**** Dataset excerpt ****

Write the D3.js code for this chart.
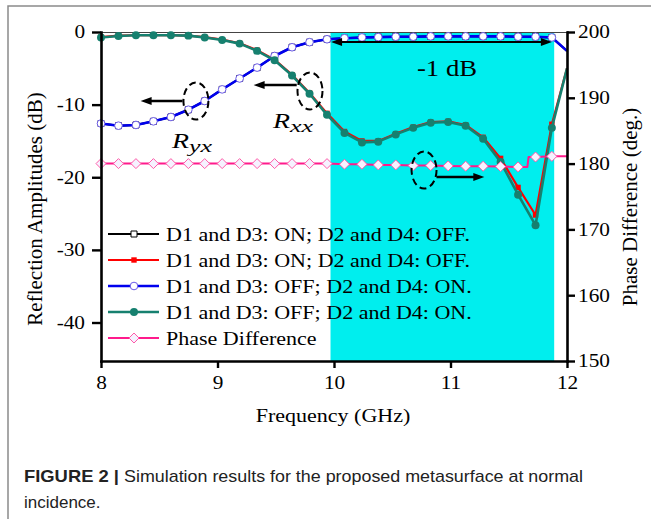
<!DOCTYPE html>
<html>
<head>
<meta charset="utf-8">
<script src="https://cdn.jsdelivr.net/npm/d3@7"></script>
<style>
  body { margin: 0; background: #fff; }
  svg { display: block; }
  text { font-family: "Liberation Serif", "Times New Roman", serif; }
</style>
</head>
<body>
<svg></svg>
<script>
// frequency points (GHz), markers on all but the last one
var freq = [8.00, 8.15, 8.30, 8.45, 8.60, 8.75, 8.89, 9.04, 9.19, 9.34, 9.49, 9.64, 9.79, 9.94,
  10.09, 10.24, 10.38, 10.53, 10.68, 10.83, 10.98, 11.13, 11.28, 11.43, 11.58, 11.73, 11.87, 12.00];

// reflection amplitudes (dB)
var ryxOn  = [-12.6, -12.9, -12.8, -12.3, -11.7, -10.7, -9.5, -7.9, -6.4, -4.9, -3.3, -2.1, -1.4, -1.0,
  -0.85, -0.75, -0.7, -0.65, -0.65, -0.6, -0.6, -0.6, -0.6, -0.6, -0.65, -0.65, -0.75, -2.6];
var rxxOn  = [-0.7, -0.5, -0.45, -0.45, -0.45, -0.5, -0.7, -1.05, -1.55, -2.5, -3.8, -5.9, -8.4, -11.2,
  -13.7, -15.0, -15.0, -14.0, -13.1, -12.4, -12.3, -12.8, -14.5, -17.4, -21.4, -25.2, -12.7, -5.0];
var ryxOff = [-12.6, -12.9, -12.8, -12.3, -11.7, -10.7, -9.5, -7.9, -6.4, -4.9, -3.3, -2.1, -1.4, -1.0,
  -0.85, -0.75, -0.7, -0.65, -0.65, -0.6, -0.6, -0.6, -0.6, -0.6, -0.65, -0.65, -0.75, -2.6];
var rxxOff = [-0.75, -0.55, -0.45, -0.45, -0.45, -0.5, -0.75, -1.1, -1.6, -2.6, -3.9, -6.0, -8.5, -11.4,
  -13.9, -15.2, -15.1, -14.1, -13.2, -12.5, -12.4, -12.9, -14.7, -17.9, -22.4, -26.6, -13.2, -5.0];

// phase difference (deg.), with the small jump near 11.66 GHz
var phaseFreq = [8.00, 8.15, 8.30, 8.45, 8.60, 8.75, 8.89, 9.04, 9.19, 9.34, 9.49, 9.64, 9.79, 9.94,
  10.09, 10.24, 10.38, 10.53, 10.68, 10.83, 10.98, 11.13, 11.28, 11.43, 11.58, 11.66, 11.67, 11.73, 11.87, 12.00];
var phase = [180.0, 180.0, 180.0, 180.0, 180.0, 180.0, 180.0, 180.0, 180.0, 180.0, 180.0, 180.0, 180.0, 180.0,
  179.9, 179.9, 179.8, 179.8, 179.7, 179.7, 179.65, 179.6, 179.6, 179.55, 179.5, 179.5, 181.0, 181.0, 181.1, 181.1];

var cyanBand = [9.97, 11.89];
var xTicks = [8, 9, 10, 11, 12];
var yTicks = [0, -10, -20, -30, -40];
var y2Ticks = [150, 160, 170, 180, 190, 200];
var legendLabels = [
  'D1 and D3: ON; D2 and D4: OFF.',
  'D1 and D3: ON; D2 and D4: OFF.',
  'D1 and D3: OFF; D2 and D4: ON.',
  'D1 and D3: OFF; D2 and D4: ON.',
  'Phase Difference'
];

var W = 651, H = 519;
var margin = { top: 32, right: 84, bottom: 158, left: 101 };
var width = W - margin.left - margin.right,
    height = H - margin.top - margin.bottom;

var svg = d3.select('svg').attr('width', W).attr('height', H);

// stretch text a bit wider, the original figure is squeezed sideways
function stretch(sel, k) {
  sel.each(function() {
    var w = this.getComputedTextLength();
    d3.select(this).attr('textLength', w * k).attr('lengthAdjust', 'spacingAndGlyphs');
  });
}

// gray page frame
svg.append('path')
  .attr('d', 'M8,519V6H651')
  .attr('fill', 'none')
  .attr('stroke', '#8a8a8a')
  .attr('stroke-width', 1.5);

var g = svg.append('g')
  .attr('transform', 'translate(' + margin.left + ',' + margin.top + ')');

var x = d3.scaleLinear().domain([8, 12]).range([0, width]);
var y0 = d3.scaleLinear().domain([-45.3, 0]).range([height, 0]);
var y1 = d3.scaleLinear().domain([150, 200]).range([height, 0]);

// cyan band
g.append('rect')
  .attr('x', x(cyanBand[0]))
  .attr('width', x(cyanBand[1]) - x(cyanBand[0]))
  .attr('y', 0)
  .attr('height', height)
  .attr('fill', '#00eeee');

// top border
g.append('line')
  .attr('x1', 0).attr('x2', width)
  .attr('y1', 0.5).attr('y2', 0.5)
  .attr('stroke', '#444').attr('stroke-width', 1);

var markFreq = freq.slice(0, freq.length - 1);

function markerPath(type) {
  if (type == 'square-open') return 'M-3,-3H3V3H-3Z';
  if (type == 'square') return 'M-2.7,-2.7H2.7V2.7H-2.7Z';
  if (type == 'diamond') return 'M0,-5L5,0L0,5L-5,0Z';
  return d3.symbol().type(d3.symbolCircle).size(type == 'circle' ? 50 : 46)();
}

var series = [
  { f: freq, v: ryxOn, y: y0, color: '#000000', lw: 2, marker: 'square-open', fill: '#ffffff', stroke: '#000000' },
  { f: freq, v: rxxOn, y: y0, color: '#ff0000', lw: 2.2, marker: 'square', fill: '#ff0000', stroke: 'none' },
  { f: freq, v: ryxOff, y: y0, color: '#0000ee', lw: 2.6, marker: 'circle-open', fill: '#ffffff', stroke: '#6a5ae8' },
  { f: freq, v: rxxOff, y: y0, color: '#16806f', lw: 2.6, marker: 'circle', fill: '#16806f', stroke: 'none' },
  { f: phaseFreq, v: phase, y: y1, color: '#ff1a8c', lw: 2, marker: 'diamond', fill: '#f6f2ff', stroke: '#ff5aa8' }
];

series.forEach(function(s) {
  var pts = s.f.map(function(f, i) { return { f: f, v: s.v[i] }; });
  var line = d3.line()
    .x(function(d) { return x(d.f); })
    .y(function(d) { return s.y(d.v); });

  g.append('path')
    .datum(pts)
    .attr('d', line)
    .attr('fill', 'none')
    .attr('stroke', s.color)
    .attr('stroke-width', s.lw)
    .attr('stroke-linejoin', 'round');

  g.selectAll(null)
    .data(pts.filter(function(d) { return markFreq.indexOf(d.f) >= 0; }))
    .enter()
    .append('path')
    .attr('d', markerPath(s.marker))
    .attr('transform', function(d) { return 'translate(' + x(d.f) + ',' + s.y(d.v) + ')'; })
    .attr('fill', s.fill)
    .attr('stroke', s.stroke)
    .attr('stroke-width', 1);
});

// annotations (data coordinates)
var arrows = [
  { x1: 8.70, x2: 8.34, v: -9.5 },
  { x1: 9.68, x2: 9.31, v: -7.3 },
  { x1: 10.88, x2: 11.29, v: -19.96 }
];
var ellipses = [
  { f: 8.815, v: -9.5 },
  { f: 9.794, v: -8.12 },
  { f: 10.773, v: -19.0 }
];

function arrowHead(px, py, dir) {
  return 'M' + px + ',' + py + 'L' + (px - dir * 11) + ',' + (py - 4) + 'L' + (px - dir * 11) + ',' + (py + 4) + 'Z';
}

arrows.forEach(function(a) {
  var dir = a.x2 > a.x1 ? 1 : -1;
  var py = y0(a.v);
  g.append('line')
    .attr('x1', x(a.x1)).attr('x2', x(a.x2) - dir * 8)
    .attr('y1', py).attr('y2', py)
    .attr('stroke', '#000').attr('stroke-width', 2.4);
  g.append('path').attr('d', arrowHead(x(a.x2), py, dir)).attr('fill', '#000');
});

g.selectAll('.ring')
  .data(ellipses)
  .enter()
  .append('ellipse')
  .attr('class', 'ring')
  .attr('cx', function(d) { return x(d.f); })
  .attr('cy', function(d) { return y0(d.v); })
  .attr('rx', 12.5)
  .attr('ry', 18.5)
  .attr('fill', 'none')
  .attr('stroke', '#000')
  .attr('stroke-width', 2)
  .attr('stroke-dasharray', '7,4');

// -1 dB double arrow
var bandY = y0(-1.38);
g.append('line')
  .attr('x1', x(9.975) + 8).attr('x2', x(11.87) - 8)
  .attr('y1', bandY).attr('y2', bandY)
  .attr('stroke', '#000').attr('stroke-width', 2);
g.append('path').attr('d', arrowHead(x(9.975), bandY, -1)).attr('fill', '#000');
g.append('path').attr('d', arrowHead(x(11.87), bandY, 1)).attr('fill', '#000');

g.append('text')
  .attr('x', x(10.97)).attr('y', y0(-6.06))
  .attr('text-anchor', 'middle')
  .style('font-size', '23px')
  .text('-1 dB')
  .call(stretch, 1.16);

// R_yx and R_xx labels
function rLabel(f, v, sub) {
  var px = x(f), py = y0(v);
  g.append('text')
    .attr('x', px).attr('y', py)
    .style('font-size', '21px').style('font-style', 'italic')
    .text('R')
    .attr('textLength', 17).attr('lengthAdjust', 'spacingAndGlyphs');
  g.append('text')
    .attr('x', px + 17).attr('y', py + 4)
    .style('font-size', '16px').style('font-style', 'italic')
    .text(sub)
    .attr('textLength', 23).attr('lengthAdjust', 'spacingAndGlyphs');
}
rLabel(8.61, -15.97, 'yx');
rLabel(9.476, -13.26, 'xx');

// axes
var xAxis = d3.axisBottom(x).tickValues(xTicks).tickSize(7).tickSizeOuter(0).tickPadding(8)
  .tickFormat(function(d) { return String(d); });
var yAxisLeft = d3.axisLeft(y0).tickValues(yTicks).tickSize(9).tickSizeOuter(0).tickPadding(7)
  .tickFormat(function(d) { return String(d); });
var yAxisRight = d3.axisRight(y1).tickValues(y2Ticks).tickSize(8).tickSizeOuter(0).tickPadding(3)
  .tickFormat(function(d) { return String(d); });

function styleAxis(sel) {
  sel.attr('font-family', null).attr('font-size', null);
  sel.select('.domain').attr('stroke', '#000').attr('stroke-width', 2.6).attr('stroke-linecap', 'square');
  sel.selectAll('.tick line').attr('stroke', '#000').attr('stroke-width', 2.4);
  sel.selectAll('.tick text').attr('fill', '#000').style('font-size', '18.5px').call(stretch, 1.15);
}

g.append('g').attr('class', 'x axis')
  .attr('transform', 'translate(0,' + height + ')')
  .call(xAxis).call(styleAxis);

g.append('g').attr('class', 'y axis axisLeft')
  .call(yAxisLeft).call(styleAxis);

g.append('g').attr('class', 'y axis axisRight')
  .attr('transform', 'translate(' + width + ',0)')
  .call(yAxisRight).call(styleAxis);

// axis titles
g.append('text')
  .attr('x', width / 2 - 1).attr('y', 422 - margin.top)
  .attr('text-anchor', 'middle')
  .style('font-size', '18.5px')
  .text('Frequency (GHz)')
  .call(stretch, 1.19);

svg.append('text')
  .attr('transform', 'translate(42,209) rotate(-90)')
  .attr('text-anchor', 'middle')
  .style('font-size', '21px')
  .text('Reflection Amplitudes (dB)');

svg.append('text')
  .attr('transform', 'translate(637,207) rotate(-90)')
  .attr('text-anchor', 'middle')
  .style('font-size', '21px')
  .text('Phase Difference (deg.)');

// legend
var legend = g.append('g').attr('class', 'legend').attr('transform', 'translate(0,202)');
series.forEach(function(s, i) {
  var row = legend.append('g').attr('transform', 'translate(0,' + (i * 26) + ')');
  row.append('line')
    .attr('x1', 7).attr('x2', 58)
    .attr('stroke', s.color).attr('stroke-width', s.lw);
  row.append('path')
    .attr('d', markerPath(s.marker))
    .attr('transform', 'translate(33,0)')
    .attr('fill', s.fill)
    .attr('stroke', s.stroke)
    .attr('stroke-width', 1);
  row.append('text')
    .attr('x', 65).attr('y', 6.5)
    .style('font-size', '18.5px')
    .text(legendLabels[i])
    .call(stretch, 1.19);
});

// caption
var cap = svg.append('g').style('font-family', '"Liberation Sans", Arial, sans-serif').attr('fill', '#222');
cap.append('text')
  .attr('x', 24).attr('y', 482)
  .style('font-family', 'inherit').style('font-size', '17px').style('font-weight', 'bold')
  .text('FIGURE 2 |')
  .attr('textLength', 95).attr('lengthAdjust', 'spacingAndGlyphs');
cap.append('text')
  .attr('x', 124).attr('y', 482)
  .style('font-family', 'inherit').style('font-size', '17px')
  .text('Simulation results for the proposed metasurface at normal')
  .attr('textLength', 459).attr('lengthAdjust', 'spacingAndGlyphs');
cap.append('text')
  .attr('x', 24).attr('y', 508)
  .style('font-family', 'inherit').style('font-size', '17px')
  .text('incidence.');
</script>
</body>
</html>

****

» **Work instructions**: Starting at the first line of the material, output exactly the lines up to and including the one with "181.0, 181.1, 181.1];". Do not include the pictures.

» **Exercise solution**:
Write the D3.js code for this chart.
<!DOCTYPE html>
<html>
<head>
<meta charset="utf-8">
<script src="https://cdn.jsdelivr.net/npm/d3@7"></script>
<style>
  body { margin: 0; background: #fff; }
  svg { display: block; }
  text { font-family: "Liberation Serif", "Times New Roman", serif; }
</style>
</head>
<body>
<svg></svg>
<script>
// frequency points (GHz), markers on all but the last one
var freq = [8.00, 8.15, 8.30, 8.45, 8.60, 8.75, 8.89, 9.04, 9.19, 9.34, 9.49, 9.64, 9.79, 9.94,
  10.09, 10.24, 10.38, 10.53, 10.68, 10.83, 10.98, 11.13, 11.28, 11.43, 11.58, 11.73, 11.87, 12.00];

// reflection amplitudes (dB)
var ryxOn  = [-12.6, -12.9, -12.8, -12.3, -11.7, -10.7, -9.5, -7.9, -6.4, -4.9, -3.3, -2.1, -1.4, -1.0,
  -0.85, -0.75, -0.7, -0.65, -0.65, -0.6, -0.6, -0.6, -0.6, -0.6, -0.65, -0.65, -0.75, -2.6];
var rxxOn  = [-0.7, -0.5, -0.45, -0.45, -0.45, -0.5, -0.7, -1.05, -1.55, -2.5, -3.8, -5.9, -8.4, -11.2,
  -13.7, -15.0, -15.0, -14.0, -13.1, -12.4, -12.3, -12.8, -14.5, -17.4, -21.4, -25.2, -12.7, -5.0];
var ryxOff = [-12.6, -12.9, -12.8, -12.3, -11.7, -10.7, -9.5, -7.9, -6.4, -4.9, -3.3, -2.1, -1.4, -1.0,
  -0.85, -0.75, -0.7, -0.65, -0.65, -0.6, -0.6, -0.6, -0.6, -0.6, -0.65, -0.65, -0.75, -2.6];
var rxxOff = [-0.75, -0.55, -0.45, -0.45, -0.45, -0.5, -0.75, -1.1, -1.6, -2.6, -3.9, -6.0, -8.5, -11.4,
  -13.9, -15.2, -15.1, -14.1, -13.2, -12.5, -12.4, -12.9, -14.7, -17.9, -22.4, -26.6, -13.2, -5.0];

// phase difference (deg.), with the small jump near 11.66 GHz
var phaseFreq = [8.00, 8.15, 8.30, 8.45, 8.60, 8.75, 8.89, 9.04, 9.19, 9.34, 9.49, 9.64, 9.79, 9.94,
  10.09, 10.24, 10.38, 10.53, 10.68, 10.83, 10.98, 11.13, 11.28, 11.43, 11.58, 11.66, 11.67, 11.73, 11.87, 12.00];
var phase = [180.0, 180.0, 180.0, 180.0, 180.0, 180.0, 180.0, 180.0, 180.0, 180.0, 180.0, 180.0, 180.0, 180.0,
  179.9, 179.9, 179.8, 179.8, 179.7, 179.7, 179.65, 179.6, 179.6, 179.55, 179.5, 179.5, 181.0, 181.0, 181.1, 181.1];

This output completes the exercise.